Я до боли сжала в руке вилку. Но Мари-Луиза его замечание пропустила мимо ушей.
— Я надеялась, что хоть вы собираетесь вернуться в Париж. Скажите, что это так. Я просто в отчаянии. Громоны остались там, многие наши друзья тоже. Говорят, для нас там совершенно безопасно.
Я не могла не заметить, как Мари-Луиза подчеркнула это «для нас». Она имела в виду людей со средствами и положением в обществе, которые способны легко пережить позор оккупации.

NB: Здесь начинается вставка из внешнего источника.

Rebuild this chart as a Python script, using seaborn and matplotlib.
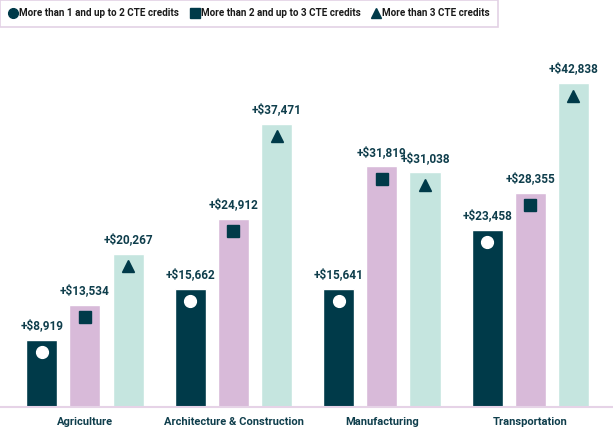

— Немцы вовсе нас не ненавидят, — продолжала она. — Они обожают Францию. Они живут в «Рице», ходят в театры и Оперу, обедают в ресторанах. У них есть деньги, и они их тратят, как в старые времена. Tr`es jolie! — Она рассмеялась так же весело, как и парочка за соседним столиком, а у меня болезненно сжалось сердце. — Так вы поедете со мной? — спросила Мари-Луиза. — Женщинам сейчас опасно ездить в одиночку, но вот вдвоем… — Она помолчала. — Полагаю, у вас есть шофер?
Я кивнула:
— Зато нет бензина. Мы едва доехали.
— У меня есть один знакомый чиновник в правительстве, он может продать нам бензин по норме! — заявила она, хлопая в ладоши от радости, а потом подмигнула и поглядела по сторонам. — Всем нужен бензин, — продолжала она, понизив голос. — Это сейчас новый контрабандный товар. Бензин и мясо.

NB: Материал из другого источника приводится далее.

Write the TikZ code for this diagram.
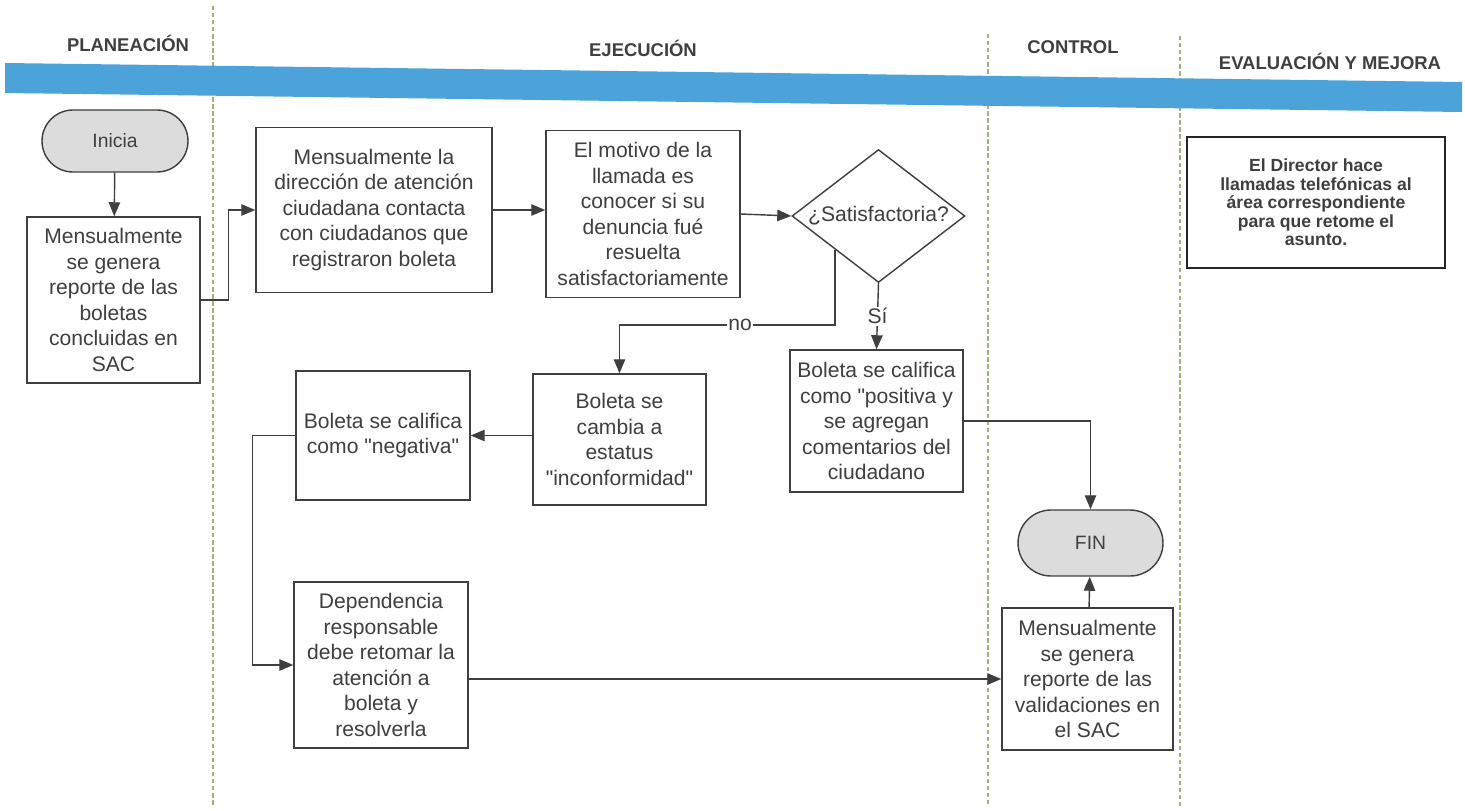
\documentclass[tikz,border=0pt]{standalone}
\usepackage{fontspec}
\setmainfont{Liberation Sans}[Ligatures=TeXOff]
\usetikzlibrary{shapes.geometric,arrows.meta}
\definecolor{banda}{HTML}{4BA3DA}
\definecolor{tinta}{HTML}{3F3F3F}
\definecolor{carril}{HTML}{9FB27A}
\definecolor{terminal}{HTML}{DCDCDC}
\begin{document}
\begin{tikzpicture}[x=0.02cm,y=-0.02cm,
    caja/.style={draw=tinta, line width=0.8pt, align=center, text=tinta,
      font=\fontsize{12}{14.5}\selectfont, inner sep=2pt},
    terminador/.style={caja, fill=terminal, font=\fontsize{11}{13}\selectfont},
    flecha/.style={draw=tinta, line width=0.8pt, -{Triangle[length=8pt,width=6.5pt]}},
    etiqueta/.style={fill=white, inner sep=1pt, text=tinta, font=\fontsize{12}{14}\selectfont},
    titulo/.style={font=\bfseries\fontsize{10.5}{12}\selectfont, text=tinta},
    carrilsep/.style={draw=carril, line width=0.7pt, dash pattern=on 2.5pt off 1.5pt}]
    \useasboundingbox (0,0) rectangle (1465,811);
    \fill[white] (0,0) rectangle (1465,811);
    % carriles
    \draw[carrilsep] (213,6) -- (213,806);
    \draw[carrilsep] (988,34) -- (988,806);
    \draw[carrilsep] (1180,36) -- (1180,806);
    \fill[banda] (5,63) -- (1462,82) -- (1462,112) -- (5,93) -- cycle;
    \node[titulo] (tplan) at (128,43) {PLANEACIÓN};
    \node[titulo] (tejec) at (643,48) {EJECUCIÓN};
    \node[titulo] (tcont) at (1073,47) {CONTROL};
    \node[titulo] (teval) at (1330,61) {EVALUACIÓN Y MEJORA};
    % nodos
    \node[terminador, rounded corners=0.62cm, minimum width=2.92cm, minimum height=1.24cm] (inicia) at (115,141) {Inicia};
    \node[caja, minimum width=3.46cm, minimum height=3.32cm] (reporte) at (113.5,300)
      {Mensualmente\\se genera\\reporte de las\\boletas\\concluidas en\\SAC};
    \node[caja, minimum width=4.72cm, minimum height=3.3cm] (contacto) at (374,210)
      {Mensualmente la\\dirección de atención\\ciudadana contacta\\con ciudadanos que\\registraron boleta};
    \node[caja, minimum width=3.88cm, minimum height=3.34cm] (motivo) at (643,214)
      {El motivo de la\\llamada es\\conocer si su\\denuncia fué\\resuelta\\satisfactoriamente};
    \node[diamond, draw=tinta, line width=0.8pt, inner sep=0pt, minimum width=3.46cm, minimum height=2.66cm,
      label={[text=tinta, font=\fontsize{12}{14}\selectfont]center:¿Satisfactoria?}] (satisf) at (878.5,216) {};
    \node[caja, minimum width=3.46cm, minimum height=2.62cm] (inconf) at (619.5,439.5)
      {Boleta se\\cambia a\\estatus\\"inconformidad"};
    \node[caja, minimum width=3.48cm, minimum height=2.58cm] (negativa) at (383,435.5)
      {Boleta se califica\\como "negativa"};
    \node[caja, minimum width=3.46cm, minimum height=2.84cm] (positiva) at (876.5,421)
      {Boleta se califica\\como "positiva y\\se agregan\\comentarios del\\ciudadano};
    \node[caja, minimum width=3.48cm, minimum height=3.32cm] (dependencia) at (381,665)
      {Dependencia\\responsable\\debe retomar la\\atención a\\boleta y\\resolverla};
    \node[terminador, rounded corners=0.66cm, minimum width=2.9cm, minimum height=1.32cm] (fin) at (1090.5,543) {FIN};
    \node[caja, minimum width=3.42cm, minimum height=2.84cm] (validacion) at (1087.5,679)
      {Mensualmente\\se genera\\reporte de las\\validaciones en\\el SAC};
    \node[caja, draw=black!85, line width=1.6pt, minimum width=5.16cm, minimum height=2.62cm,
      font=\bfseries\fontsize{10}{10.5}\selectfont] (director) at (1316,202.5)
      {El Director hace\\llamadas telefónicas al\\área correspondiente\\para que retome el\\asunto.};
    % conectores
    \draw[flecha] (inicia) -- (reporte);
    \draw[flecha] (reporte.east) -- ++(28,0) |- (contacto.west);
    \draw[flecha] (contacto.east) -- (contacto.east -| motivo.west);
    \draw[flecha] (motivo.east) -- (satisf.west);
    \draw[flecha] (satisf.south west) |- (740,325) node[etiqueta] (nolbl) {no} -| (inconf.north);
    \draw[flecha] (satisf.south) -- node[etiqueta] (silbl) {Sí} (positiva.north);
    \draw[flecha] (negativa.east -| inconf.west) -- (negativa.east);
    \draw[flecha] (negativa.west) -- ++(-43,0) |- (dependencia.west);
    \draw[flecha] (dependencia.east |- validacion.west) -- (validacion.west);
    \draw[flecha] (positiva.east) -| (fin.north);
    \draw[flecha] (validacion) -- (fin);
\end{tikzpicture}
\end{document}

— По норме до Парижа не хватит, — задумчиво сказала я, — но лиха беда начало…
Итак, решено. Мари-Луиза едет со мной. Отправимся завтра на рассвете, чтобы проскочить подальше, пока дорога свободна. Хотя, думала я, оглядывая посетителей ресторана, ни один из этих дураков в Виши, похоже, никуда не спешит.